I had to take a trip downtown the other day and started thinking about some of the jobs I used to have down in the financial district before I had my iPhone. Mobile devices don’t work in the tunnel once the train starts in past West Portal station. They barely even work inside the open air station for some reason, but more importantly it can take you 20-30 minutes to get from West Portal to the Embarcadero and you don’t have access to the outside world from the inside.
You can’t make phone calls which some people appreciate because of the thick concrete and you can barely get 3G/4G service at a couple of stations and that’s only for about a minute. I think it’s time that SFMTA installed Wi-FI or at least allow 3G/4G access while in the tunnel. There are a couple of reasons for this idea that I like.
First, it eliminates the need for big bulky newspapers. I always hated people sitting next to me stretching out their hands reading the morning paper on a crowded streetcar or the occasional elbow as a person flips a page of a book they’re reading. With a mobile device you have a much better confined reading space that fits with a crowded streetcar better than paper.

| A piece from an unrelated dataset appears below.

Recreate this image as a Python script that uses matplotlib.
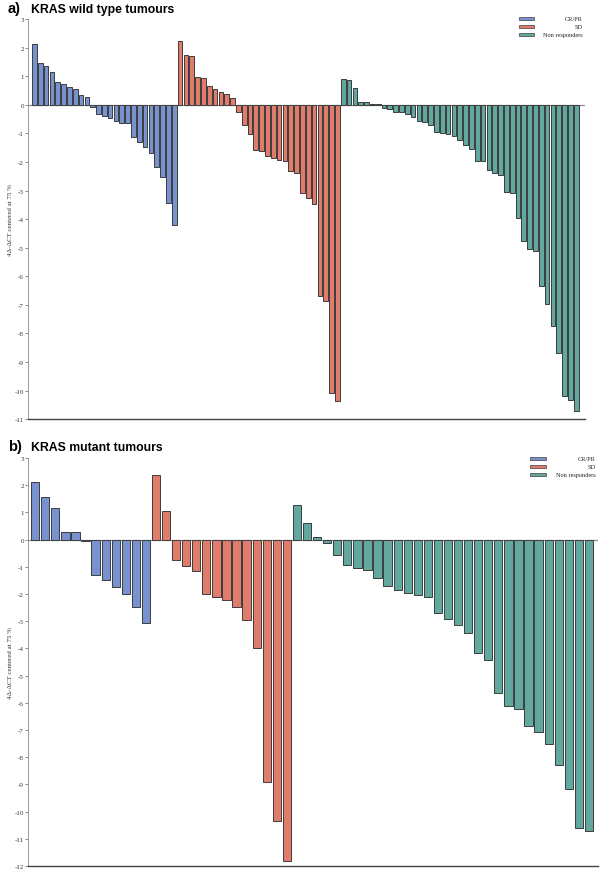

The second is that some people like to use social media apps or read their email or stay connected to their place of work in case something comes up on the way in. It’s really sad to me that I am more connected hopping a 48 Quintara to the Mission than I am on a streetcar going to the financial district.
There’s lots of things you can do to occupy yourself with a mobile device to kill the time, especially when the driver tells you there’s a delay and you’ll have to wait. Most of the apps though require a hook up to the internet to get you the information you was to use. Happy passengers aren’t grumpy and crazy. If I’m stuck by a delay and find out that after 45 minutes on the train that my wife was in a car accident or something happened to my daughter that would be bad, very bad.
BART understands this and I wrote about this previously. I hoped BART one day at Embarcadero and happened to notice as I hit the tunnel under the bay, that I could hook up for free to BART’s wi-fi service. The trip was almost an hour and the entire way I was surfing the web, sending emails, made a couple of calls just fine. I even had a cell phone signal under the bay. This leads to more productivity for some people or just happier riders for the less productive who just want to hop on in their trip from one part of town to another and watch a TV show on Hulu or Netflix. It would give them a chance to tune out the crazies or people who talk too loud to the person sitting next to them. Now we just have to figure out who’s job we would have to cut to make that happen. Maybe a marketing director or two since you wouldn’t need them if they made the trip more pleasant.